--- START SUPPLIED INFORMATION ---
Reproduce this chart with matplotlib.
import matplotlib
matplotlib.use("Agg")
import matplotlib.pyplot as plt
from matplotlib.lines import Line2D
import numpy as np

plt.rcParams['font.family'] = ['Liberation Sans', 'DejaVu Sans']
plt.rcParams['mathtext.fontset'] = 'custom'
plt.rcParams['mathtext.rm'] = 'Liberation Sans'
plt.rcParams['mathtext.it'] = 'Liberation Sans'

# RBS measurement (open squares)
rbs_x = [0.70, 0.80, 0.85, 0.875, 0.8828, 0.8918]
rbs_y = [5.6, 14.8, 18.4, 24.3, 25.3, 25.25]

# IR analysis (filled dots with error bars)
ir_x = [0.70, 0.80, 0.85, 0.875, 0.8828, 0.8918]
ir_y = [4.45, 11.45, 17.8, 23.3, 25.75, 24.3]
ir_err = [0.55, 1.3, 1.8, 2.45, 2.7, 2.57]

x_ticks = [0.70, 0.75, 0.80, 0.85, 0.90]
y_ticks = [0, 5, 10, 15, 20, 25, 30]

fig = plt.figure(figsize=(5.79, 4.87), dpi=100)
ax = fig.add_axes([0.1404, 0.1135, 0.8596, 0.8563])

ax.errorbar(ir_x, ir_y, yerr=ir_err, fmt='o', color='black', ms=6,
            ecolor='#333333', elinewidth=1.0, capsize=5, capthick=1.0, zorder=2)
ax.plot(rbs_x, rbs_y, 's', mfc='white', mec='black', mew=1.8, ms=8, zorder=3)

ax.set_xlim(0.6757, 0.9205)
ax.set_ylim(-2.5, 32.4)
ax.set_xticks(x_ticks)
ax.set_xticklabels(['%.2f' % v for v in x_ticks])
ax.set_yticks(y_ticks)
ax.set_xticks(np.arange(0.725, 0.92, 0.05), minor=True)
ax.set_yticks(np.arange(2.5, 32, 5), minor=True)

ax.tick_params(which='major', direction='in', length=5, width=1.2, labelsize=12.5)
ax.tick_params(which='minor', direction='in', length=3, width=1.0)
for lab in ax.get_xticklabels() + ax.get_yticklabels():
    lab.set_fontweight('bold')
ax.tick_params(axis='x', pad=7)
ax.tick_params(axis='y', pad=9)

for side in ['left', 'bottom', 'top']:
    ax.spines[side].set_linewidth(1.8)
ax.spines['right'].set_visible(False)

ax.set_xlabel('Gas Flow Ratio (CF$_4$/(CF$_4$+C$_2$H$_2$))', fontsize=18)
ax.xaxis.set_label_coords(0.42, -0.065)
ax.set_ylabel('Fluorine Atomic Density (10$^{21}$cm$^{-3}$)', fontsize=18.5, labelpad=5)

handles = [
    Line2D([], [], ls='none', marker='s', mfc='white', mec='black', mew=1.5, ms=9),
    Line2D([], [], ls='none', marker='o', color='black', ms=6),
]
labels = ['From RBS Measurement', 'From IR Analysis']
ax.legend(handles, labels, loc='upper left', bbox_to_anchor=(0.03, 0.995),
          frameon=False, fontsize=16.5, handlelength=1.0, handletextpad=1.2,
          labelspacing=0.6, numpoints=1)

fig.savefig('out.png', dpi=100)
--- END SUPPLIED INFORMATION ---
* **WHAT THE EXERCISE ASKS**
What is the number of lines in the data that hold the string "matplotlib"? Answer with the number only.

* **SOLUTION**
5